### Written exercise
Repeat, exactly and completely, the material that follows. Omit the pictures.
++++++++
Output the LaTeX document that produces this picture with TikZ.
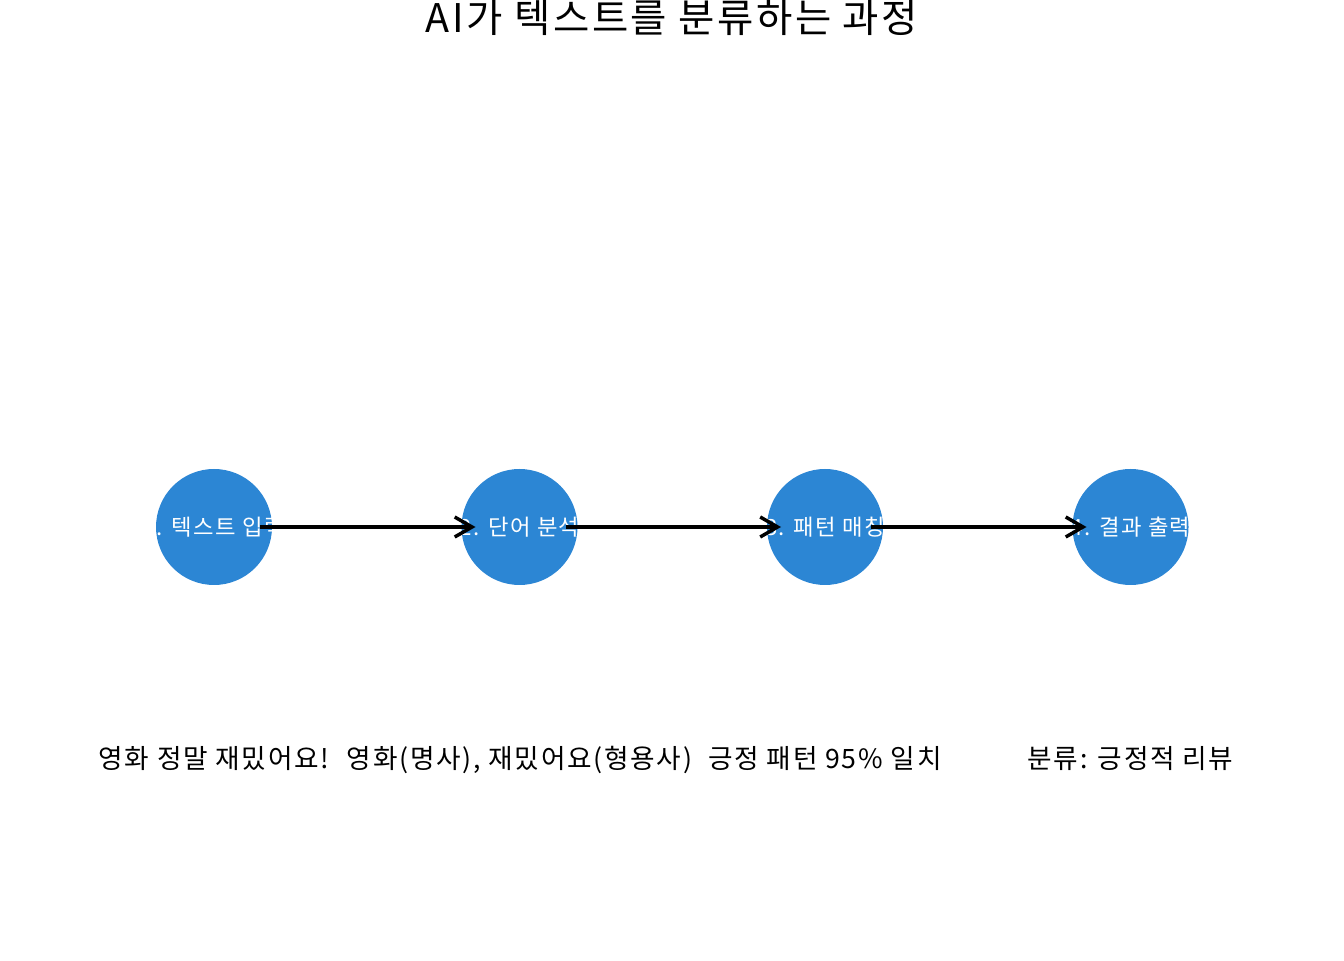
\documentclass[tikz,border=0pt]{standalone}
\usepackage{fontspec}
\setmainfont[LetterSpace=6.5]{Noto Sans CJK KR}
\usetikzlibrary{arrows.meta}
\definecolor{stageblue}{RGB}{44,134,212}
\tikzset{
  stage/.style={circle, fill=stageblue, minimum size=87pt, inner sep=0pt},
  stagetext/.style={text=white, font=\fontsize{16.7pt}{20pt}\selectfont},
  flow/.style={-{Straight Barb[length=13pt,width=15pt,line width=2.6pt]}, line width=2.6pt, shorten <=34.5pt, shorten >=33pt},
  note/.style={anchor=base, font=\fontsize{20pt}{24pt}\selectfont}
}
\begin{document}
\begin{tikzpicture}[x=0.75pt,y=0.75pt]
  \useasboundingbox (0,0) rectangle (1344,960);
  \node[anchor=base, font=\fontsize{29.6pt}{36pt}\selectfont] (title) at (672,927) {AI가 텍스트를 분류하는 과정};
  \node[stage, label={[stagetext]center:1. 텍스트 입력}] (input) at (214,433) {};
  \node[stage, label={[stagetext]center:2. 단어 분석}] (words) at (519.5,433) {};
  \node[stage, label={[stagetext]center:3. 패턴 매칭}] (match) at (825,433) {};
  \node[stage, label={[stagetext]center:4. 결과 출력}] (output) at (1130.5,433) {};
  \draw[flow] (input.center) -- (words.center);
  \draw[flow] (words.center) -- (match.center);
  \draw[flow] (match.center) -- (output.center);
  \node[note] (inputnote) at (214,191.5) {영화 정말 재밌어요!};
  \node[note] (wordsnote) at (519.5,191.5) {영화(명사), 재밌어요(형용사)};
  \node[note] (matchnote) at (825,191.5) {긍정 패턴 95\% 일치};
  \node[note] (outputnote) at (1130.5,191.5) {분류: 긍정적 리뷰};
\end{tikzpicture}
\end{document}
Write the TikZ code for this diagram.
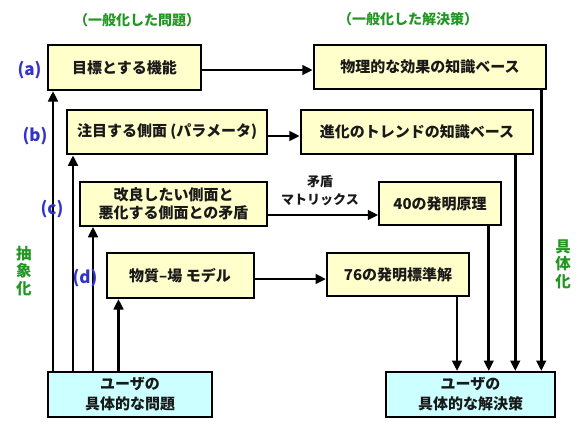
\documentclass[tikz,border=0pt]{standalone}
\usepackage{fontspec}
\setmainfont{Noto Sans CJK JP}
\usetikzlibrary{arrows.meta,calc}
\definecolor{boxy}{RGB}{255,255,204}
\definecolor{boxc}{RGB}{204,255,255}
\definecolor{lblue}{RGB}{51,51,204}
\definecolor{lgreen}{RGB}{34,150,34}
\definecolor{ink}{RGB}{25,25,25}
\begin{document}
\begin{tikzpicture}[x=1pt,y=-1pt,
  box/.style={draw=black, line width=2pt, fill=boxy, inner sep=0pt, align=center, text=ink,
    font=\bfseries\fontsize{15}{18}\selectfont},
  ubox/.style={box, fill=boxc, font=\bfseries\fontsize{15}{20}\selectfont},
  arr/.style={line width=2.7pt, -{Triangle[length=10.5pt,width=9.5pt]}},
  tag/.style={text=lblue, font=\bfseries\fontsize{17}{17}\selectfont},
  head/.style={text=lgreen, font=\bfseries\fontsize{14}{14}\selectfont},
  vlab/.style={text=lgreen, font=\bfseries\fontsize{15.5}{17.5}\selectfont, align=center},
  mlabel/.style={text=ink, align=center, font=\bfseries\fontsize{13}{18}\selectfont},
]
\useasboundingbox (0,0) rectangle (583,429);

% left column
\node[box, minimum width=153pt, minimum height=45pt] (A) at (124.5,67.5) {目標とする機能};
\node[box, minimum width=200pt, minimum height=44.5pt] (B) at (167,132) {注目する側面 (パラメータ)};
\node[box, minimum width=187pt, minimum height=43.5pt] (C) at (173.5,204) {改良したい側面と\\悪化する側面との矛盾};
\node[box, minimum width=147pt, minimum height=45pt] (D) at (180,275.5) {物質–場 モデル};
\node[ubox, minimum width=164pt, minimum height=45pt] (P) at (130,394.5) {ユーザの\\具体的な問題};

% right column
\node[box, minimum width=232.5pt, minimum height=44pt] (A2) at (430,67) {物理的な効果の知識ベース};
\node[box, minimum width=232.5pt, minimum height=44.5pt] (B2) at (417,132) {進化のトレンドの知識ベース};
\node[box, minimum width=121.5pt, minimum height=43pt] (C2) at (440,203.5) {40の発明原理};
\node[box, minimum width=142pt, minimum height=43pt] (D2) at (398,274.5) {76の発明標準解};
\node[ubox, minimum width=169pt, minimum height=45pt] (S) at (470.5,394.5) {ユーザの\\具体的な解決策};

% horizontal arrows
\coordinate (ha) at ($(A.east)+(0,2.5)$);
\coordinate (hb) at ($(B.east)+(0,4)$);
\coordinate (hc) at ($(C.east)+(0,11)$);
\coordinate (hd) at ($(D.east)+(0,3.5)$);
\draw[arr] (ha) -- (ha -| A2.west);
\draw[arr] (hb) -- (hb -| B2.west);
\draw[arr] (hc) -- (hc -| C2.west);
\draw[arr] (hd) -- (hd -| D2.west);

% upward arrows from the problem
\coordinate (ua) at ($(A.south west)+(6,0)$);
\coordinate (ub) at ($(B.south west)+(7,0)$);
\coordinate (uc) at ($(C.south west)+(14,0)$);
\coordinate (ud) at ($(D.south west)+(13,0)$);
\draw[arr] (ua |- P.north) -- (ua);
\draw[arr] (ub |- P.north) -- (ub);
\draw[arr] (uc |- P.north) -- (uc);
\draw[arr] (ud |- P.north) -- (ud);

% downward arrows to the solution
\coordinate (da) at ($(A2.south east)+(-6,0)$);
\coordinate (db) at ($(B2.south east)+(-19,0)$);
\coordinate (dc) at ($(C2.south east)+(-13,0)$);
\coordinate (dd) at ($(D2.south east)+(-13,0)$);
\draw[arr] (da) -- (da |- S.north);
\draw[arr] (db) -- (db |- S.north);
\draw[arr] (dc) -- (dc |- S.north);
\draw[arr] (dd) -- (dd |- S.north);

% labels
\node[mlabel] (mat) at (320,191) {矛盾\\マトリックス};
\node[tag] (la) at (29.5,70) {(a)};
\node[tag] (lb) at (35,136) {(b)};
\node[tag] (lc) at (52,209) {(c)};
\node[tag] (ld) at (85,278) {(d)};
\node[head] (h1) at (137,20) {（一般化した問題）};
\node[head] (h2) at (408,19) {（一般化した解決策）};
\node[vlab] (abs) at (24,271) {抽\\象\\化};
\node[vlab] (con) at (563,264) {具\\体\\化};
\end{tikzpicture}
\end{document}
++++++++
### Result of this task
Output the LaTeX document that produces this picture with TikZ.
\documentclass[tikz,border=0pt]{standalone}
\usepackage{fontspec}
\setmainfont[LetterSpace=6.5]{Noto Sans CJK KR}
\usetikzlibrary{arrows.meta}
\definecolor{stageblue}{RGB}{44,134,212}
\tikzset{
  stage/.style={circle, fill=stageblue, minimum size=87pt, inner sep=0pt},
  stagetext/.style={text=white, font=\fontsize{16.7pt}{20pt}\selectfont},
  flow/.style={-{Straight Barb[length=13pt,width=15pt,line width=2.6pt]}, line width=2.6pt, shorten <=34.5pt, shorten >=33pt},
  note/.style={anchor=base, font=\fontsize{20pt}{24pt}\selectfont}
}
\begin{document}
\begin{tikzpicture}[x=0.75pt,y=0.75pt]
  \useasboundingbox (0,0) rectangle (1344,960);
  \node[anchor=base, font=\fontsize{29.6pt}{36pt}\selectfont] (title) at (672,927) {AI가 텍스트를 분류하는 과정};
  \node[stage, label={[stagetext]center:1. 텍스트 입력}] (input) at (214,433) {};
  \node[stage, label={[stagetext]center:2. 단어 분석}] (words) at (519.5,433) {};
  \node[stage, label={[stagetext]center:3. 패턴 매칭}] (match) at (825,433) {};
  \node[stage, label={[stagetext]center:4. 결과 출력}] (output) at (1130.5,433) {};
  \draw[flow] (input.center) -- (words.center);
  \draw[flow] (words.center) -- (match.center);
  \draw[flow] (match.center) -- (output.center);
  \node[note] (inputnote) at (214,191.5) {영화 정말 재밌어요!};
  \node[note] (wordsnote) at (519.5,191.5) {영화(명사), 재밌어요(형용사)};
  \node[note] (matchnote) at (825,191.5) {긍정 패턴 95\% 일치};
  \node[note] (outputnote) at (1130.5,191.5) {분류: 긍정적 리뷰};
\end{tikzpicture}
\end{document}
Write the TikZ code for this diagram.
\documentclass[tikz,border=0pt]{standalone}
\usepackage{fontspec}
\setmainfont{Noto Sans CJK JP}
\usetikzlibrary{arrows.meta,calc}
\definecolor{boxy}{RGB}{255,255,204}
\definecolor{boxc}{RGB}{204,255,255}
\definecolor{lblue}{RGB}{51,51,204}
\definecolor{lgreen}{RGB}{34,150,34}
\definecolor{ink}{RGB}{25,25,25}
\begin{document}
\begin{tikzpicture}[x=1pt,y=-1pt,
  box/.style={draw=black, line width=2pt, fill=boxy, inner sep=0pt, align=center, text=ink,
    font=\bfseries\fontsize{15}{18}\selectfont},
  ubox/.style={box, fill=boxc, font=\bfseries\fontsize{15}{20}\selectfont},
  arr/.style={line width=2.7pt, -{Triangle[length=10.5pt,width=9.5pt]}},
  tag/.style={text=lblue, font=\bfseries\fontsize{17}{17}\selectfont},
  head/.style={text=lgreen, font=\bfseries\fontsize{14}{14}\selectfont},
  vlab/.style={text=lgreen, font=\bfseries\fontsize{15.5}{17.5}\selectfont, align=center},
  mlabel/.style={text=ink, align=center, font=\bfseries\fontsize{13}{18}\selectfont},
]
\useasboundingbox (0,0) rectangle (583,429);

% left column
\node[box, minimum width=153pt, minimum height=45pt] (A) at (124.5,67.5) {目標とする機能};
\node[box, minimum width=200pt, minimum height=44.5pt] (B) at (167,132) {注目する側面 (パラメータ)};
\node[box, minimum width=187pt, minimum height=43.5pt] (C) at (173.5,204) {改良したい側面と\\悪化する側面との矛盾};
\node[box, minimum width=147pt, minimum height=45pt] (D) at (180,275.5) {物質–場 モデル};
\node[ubox, minimum width=164pt, minimum height=45pt] (P) at (130,394.5) {ユーザの\\具体的な問題};

% right column
\node[box, minimum width=232.5pt, minimum height=44pt] (A2) at (430,67) {物理的な効果の知識ベース};
\node[box, minimum width=232.5pt, minimum height=44.5pt] (B2) at (417,132) {進化のトレンドの知識ベース};
\node[box, minimum width=121.5pt, minimum height=43pt] (C2) at (440,203.5) {40の発明原理};
\node[box, minimum width=142pt, minimum height=43pt] (D2) at (398,274.5) {76の発明標準解};
\node[ubox, minimum width=169pt, minimum height=45pt] (S) at (470.5,394.5) {ユーザの\\具体的な解決策};

% horizontal arrows
\coordinate (ha) at ($(A.east)+(0,2.5)$);
\coordinate (hb) at ($(B.east)+(0,4)$);
\coordinate (hc) at ($(C.east)+(0,11)$);
\coordinate (hd) at ($(D.east)+(0,3.5)$);
\draw[arr] (ha) -- (ha -| A2.west);
\draw[arr] (hb) -- (hb -| B2.west);
\draw[arr] (hc) -- (hc -| C2.west);
\draw[arr] (hd) -- (hd -| D2.west);

% upward arrows from the problem
\coordinate (ua) at ($(A.south west)+(6,0)$);
\coordinate (ub) at ($(B.south west)+(7,0)$);
\coordinate (uc) at ($(C.south west)+(14,0)$);
\coordinate (ud) at ($(D.south west)+(13,0)$);
\draw[arr] (ua |- P.north) -- (ua);
\draw[arr] (ub |- P.north) -- (ub);
\draw[arr] (uc |- P.north) -- (uc);
\draw[arr] (ud |- P.north) -- (ud);

% downward arrows to the solution
\coordinate (da) at ($(A2.south east)+(-6,0)$);
\coordinate (db) at ($(B2.south east)+(-19,0)$);
\coordinate (dc) at ($(C2.south east)+(-13,0)$);
\coordinate (dd) at ($(D2.south east)+(-13,0)$);
\draw[arr] (da) -- (da |- S.north);
\draw[arr] (db) -- (db |- S.north);
\draw[arr] (dc) -- (dc |- S.north);
\draw[arr] (dd) -- (dd |- S.north);

% labels
\node[mlabel] (mat) at (320,191) {矛盾\\マトリックス};
\node[tag] (la) at (29.5,70) {(a)};
\node[tag] (lb) at (35,136) {(b)};
\node[tag] (lc) at (52,209) {(c)};
\node[tag] (ld) at (85,278) {(d)};
\node[head] (h1) at (137,20) {（一般化した問題）};
\node[head] (h2) at (408,19) {（一般化した解決策）};
\node[vlab] (abs) at (24,271) {抽\\象\\化};
\node[vlab] (con) at (563,264) {具\\体\\化};
\end{tikzpicture}
\end{document}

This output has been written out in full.